For a couple of years now, the automotive and motorcycle industries have been struggling to keep up with global demand due to supply issues. More specifically, problems in the field of semiconductors have forced manufacturers to ramp down production, as well as cause the availability of certain features to be extremely scarce.
Unsurprisingly, given how ubiquitous technology is these days, nearly every single facet of our day-to-day lives is dependent on microchips—from our coffee makers, to yes, our motorbikes. So if you’ve been noticing your favorite dealerships being low on stock of premium models, the semiconductor shortage is partly to blame. That being said, there are indeed some workarounds to the issue, but it involves traveling back in time, so to speak. This is what Thai Honda Co, Honda’s Thailand-based arm, is doing.
Despite the prolonged semiconductor shortage, Honda is looking at achieving a 10-percent sales growth for 2022. According to Bangkok Post, the company looks to sell around 1.3 million units within the local market. So, how is Thai Honda Co able to keep up with demand despite supply issues? Well, it’s doing this by dialing back the technology of its motorcycles and streamlining its model range. In the same article by Bangkok Post, Shigeto Kimura, president of Thai Honda, said, “We have adjusted a business plan to make only certain types of motorcycles, those with so-called analogue odometers.”
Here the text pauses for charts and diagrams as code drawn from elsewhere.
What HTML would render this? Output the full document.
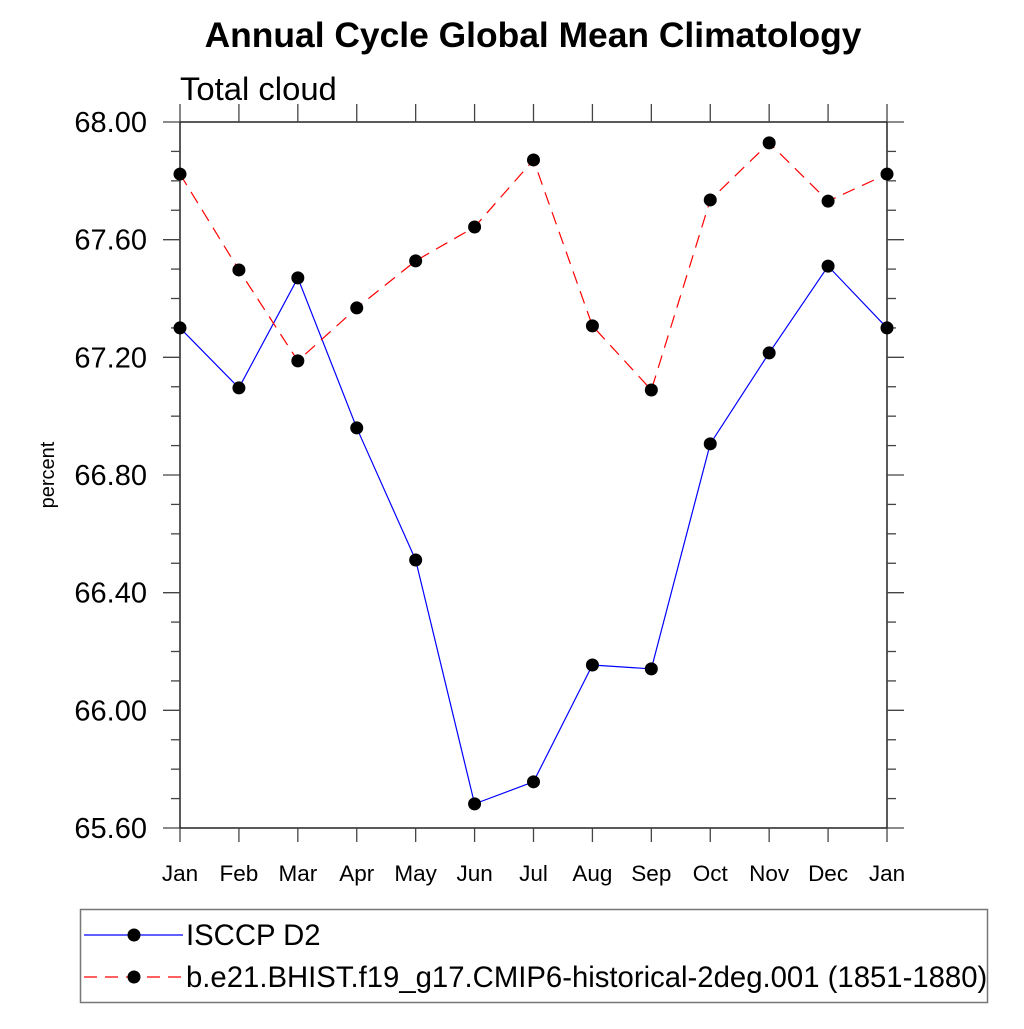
<!DOCTYPE html>
<html><head><meta charset="utf-8"><style>
body{margin:0;background:#fff}
svg text{font-family:"Liberation Sans",sans-serif}
</style></head><body>
<svg id="chart" width="1024" height="1024" viewBox="0 0 1024 1024" xmlns="http://www.w3.org/2000/svg">
<rect width="1024" height="1024" fill="#fff"/>
<text x="533" y="47" text-anchor="middle" font-size="35.4" font-weight="bold">Annual Cycle Global Mean Climatology</text>
<text x="180" y="100" font-size="32.8">Total cloud</text>
<text transform="translate(54,475) rotate(-90)" text-anchor="middle" font-size="20">percent</text>
<g id="axes"></g>
<g id="series"></g>
<g>
<rect x="80.5" y="909.5" width="907" height="93" fill="none" stroke="#777" stroke-width="1.5"/>
<line x1="84" y1="935" x2="183" y2="935" stroke="#0000ff" stroke-width="1.2"/>
<circle cx="134" cy="935" r="6.5" fill="#000"/>
<text x="186" y="945" font-size="29.3">ISCCP D2</text>
<line x1="84" y1="977" x2="183" y2="977" stroke="#ff0000" stroke-width="1.2" stroke-dasharray="13,8"/>
<circle cx="134" cy="977" r="6.5" fill="#000"/>
<text x="186" y="987" font-size="29.3">b.e21.BHIST.f19_g17.CMIP6-historical-2deg.001 (1851-1880)</text>
</g>
</svg>
<script>
const months = ["Jan","Feb","Mar","Apr","May","Jun","Jul","Aug","Sep","Oct","Nov","Dec","Jan"];
const isccp = [67.30,67.096,67.47,66.96,66.511,65.682,65.757,66.154,66.141,66.906,67.215,67.51,67.30];
const model = [67.823,67.497,67.188,67.368,67.528,67.643,67.871,67.307,67.089,67.735,67.929,67.731,67.823];
const yTicks = ["65.60","66.00","66.40","66.80","67.20","67.60","68.00"];
const NS="http://www.w3.org/2000/svg";
const X0=180,X1=887,Y0=828,Y1=122,YMIN=65.6,YMAX=68.0;
const xs=i=>X0+(X1-X0)*i/(months.length-1);
const ys=v=>Y0-(v-YMIN)/(YMAX-YMIN)*(Y0-Y1);
function mk(tag,attrs,parent){const e=document.createElementNS(NS,tag);for(const k in attrs)e.setAttribute(k,attrs[k]);parent.appendChild(e);return e;}
const ax=document.getElementById('axes');
const frame=mk('rect',{x:X0,y:Y1,width:X1-X0,height:Y0-Y1,fill:'none',stroke:'#000','stroke-width':1.3},ax);


months.forEach((m,i)=>{
  const x=xs(i);
  mk('line',{x1:x,y1:Y0,x2:x,y2:Y0+14,stroke:'#444','stroke-width':1.3},ax);
  mk('line',{x1:x,y1:Y1,x2:x,y2:Y1-18,stroke:'#444','stroke-width':1.3},ax);
  const t=mk('text',{x:x,y:881,'text-anchor':'middle','font-size':22.5},ax);
  t.textContent=m;
  
  
});
for(let k=0;k<=24;k++){
  const v=YMIN+k*0.1,y=ys(v),major=k%4===0,len=major?17:9;
  mk('line',{x1:X0-len,y1:y,x2:X0,y2:y,stroke:'#444','stroke-width':1.3},ax);
  mk('line',{x1:X1,y1:y,x2:X1+len,y2:y,stroke:'#444','stroke-width':1.3},ax);
}
yTicks.forEach(l=>{
  const t=mk('text',{x:147,y:ys(parseFloat(l))+10,'text-anchor':'end','font-size':29},ax);
  t.textContent=l;
  
  
});
const sg=document.getElementById('series');
function series(vals,color,dash,name){
  const p=mk('polyline',{points:vals.map((v,i)=>xs(i)+','+ys(v)).join(' '),fill:'none',stroke:color,'stroke-width':1.2,'stroke-dasharray':dash},sg);
  
  
  vals.forEach((v,i)=>{
    const c=mk('circle',{cx:xs(i),cy:ys(v),r:6.5,fill:'#000'},sg);
    
    
  });
}
series(isccp,'#0000ff','none','isccp');
series(model,'#ff0000','13,8','model');
</script>
</body></html>
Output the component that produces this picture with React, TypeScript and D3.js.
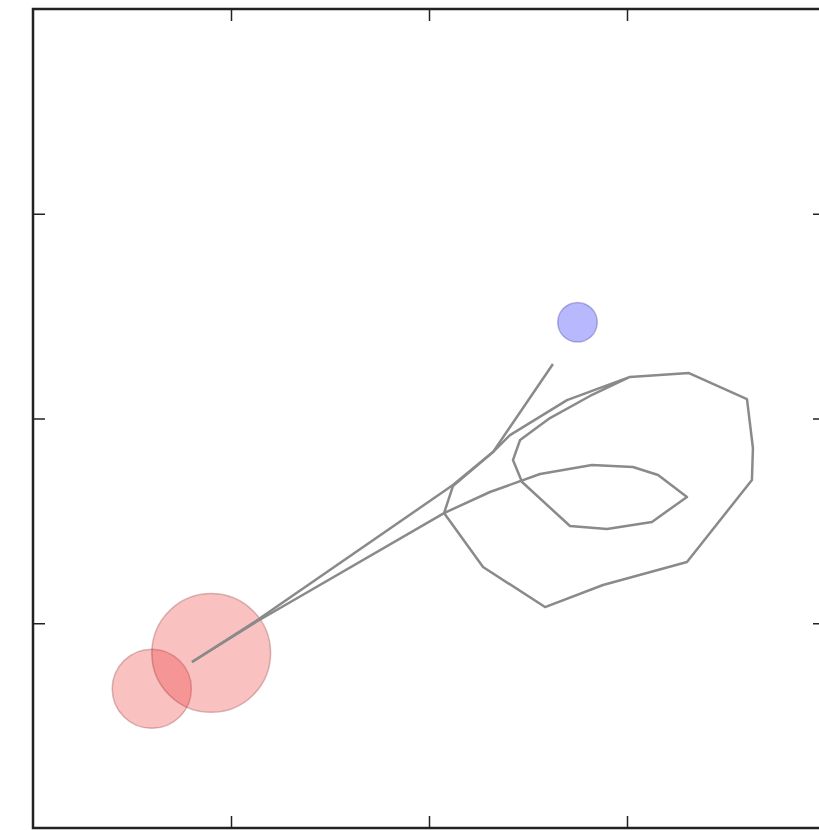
import React, { useEffect, useRef } from 'react';
import * as d3 from 'd3';

// circles: starting points (red) and target (blue), radius in x units
const circleX = [0.6, 0.9, 2.75];
const circleY = [0.68, 0.855, 2.47];
const circleR = [0.2, 0.3, 0.1];
const circleKind = ['start', 'start', 'target'];

// direct path towards the target
const pathAX = [0.803, 1.126, 2.121, 2.323, 2.626];
const pathAY = [0.811, 1.011, 1.675, 1.836, 2.266];

// looping path (inner loop, then outer loop)
const pathBX = [0.803, 1.126, 2.076, 2.308, 2.561, 2.823, 3.03, 3.157, 3.303, 3.126, 2.899, 2.712, 2.47, 2.424, 2.46, 2.611, 2.813, 3.015,
  3.313, 3.606, 3.636, 3.631, 3.303, 2.879, 2.586, 2.273, 2.076, 2.121, 2.323, 2.409, 2.697, 3.015];
const pathBY = [0.811, 1.006, 1.538, 1.641, 1.729, 1.773, 1.763, 1.724, 1.617, 1.495, 1.46, 1.475, 1.69, 1.797, 1.895, 2.002, 2.11, 2.203,
  2.222, 2.095, 1.856, 1.7, 1.299, 1.187, 1.079, 1.275, 1.538, 1.67, 1.836, 1.919, 2.09, 2.203];

const tickValues = [1, 2, 3];

const width = 819;
const height = 830;
const frame = { left: 33, top: 9, right: 825, bottom: 828 };

const App = () => {
  const topRef = useRef<SVGGElement>(null);
  const bottomRef = useRef<SVGGElement>(null);
  const leftRef = useRef<SVGGElement>(null);
  const rightRef = useRef<SVGGElement>(null);

  const x = d3.scaleLinear().domain([0, 4]).range([frame.left, frame.right]);
  const y = d3.scaleLinear().domain([0, 4]).range([frame.bottom, frame.top]);

  useEffect(() => {
    const style = (g: any) => {
      g.select('.domain').remove();
      g.selectAll('.tick line').attr('stroke', '#222').attr('stroke-width', 1.5);
    };
    // ticks point inwards on every side
    d3.select(topRef.current).call(d3.axisTop(x).tickValues(tickValues).tickSize(-12).tickFormat(() => '')).call(style);
    d3.select(bottomRef.current).call(d3.axisBottom(x).tickValues(tickValues).tickSize(-12).tickFormat(() => '')).call(style);
    d3.select(leftRef.current).call(d3.axisLeft(y).tickValues(tickValues).tickSize(-12).tickFormat(() => '')).call(style);
    d3.select(rightRef.current).call(d3.axisRight(y).tickValues(tickValues).tickSize(-12).tickFormat(() => '')).call(style);
  }, []);

  const line = d3.line<[number, number]>().x((d) => x(d[0])).y((d) => y(d[1]));
  const pathA = line(pathAX.map((v, i) => [v, pathAY[i]]));
  const pathB = line(pathBX.map((v, i) => [v, pathBY[i]]));

  return (
    <svg width={width} height={height} style={{ position: 'absolute', left: 0, top: 0, background: '#fff' }}>
      {circleX.map((cx, i) => (
        <circle
          key={i}
          cx={x(cx)}
          cy={y(circleY[i])}
          r={x(circleR[i]) - x(0)}
          fill={circleKind[i] === 'start' ? '#f03232' : '#0000ff'}
          fillOpacity={circleKind[i] === 'start' ? 0.3 : 0.28}
          stroke={circleKind[i] === 'start' ? '#700000' : '#000070'}
          strokeOpacity={0.25}
          strokeWidth={1.5}
        />
      ))}
      <path d={pathA ?? ''} fill="none" stroke="#8a8a8a" strokeWidth={2.5} strokeLinejoin="round" />
      <path d={pathB ?? ''} fill="none" stroke="#8a8a8a" strokeWidth={2.5} strokeLinejoin="round" />
      <g ref={topRef} transform={`translate(0,${frame.top})`} />
      <g ref={bottomRef} transform={`translate(0,${frame.bottom})`} />
      <g ref={leftRef} transform={`translate(${frame.left},0)`} />
      <g ref={rightRef} transform={`translate(${frame.right},0)`} />
      <rect
        x={frame.left}
        y={frame.top}
        width={frame.right - frame.left}
        height={frame.bottom - frame.top}
        fill="none"
        stroke="#222"
        strokeWidth={2.5}
      />
    </svg>
  );
};

export default App;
So there you have it, something as simple as doing away with fancy LCD and TFT instrument panels can keep production on track, and mobility in check. But yes, this means sacrificing some of the premium features we have come to now and love—for now, at least. You see, experts suggest that the end of the semiconductor shortage is indeed in sight. As we’ve covered before, several manufacturers are investing heavily in the production of semiconductors, and a lot of new factories are beginning to churn out new chips.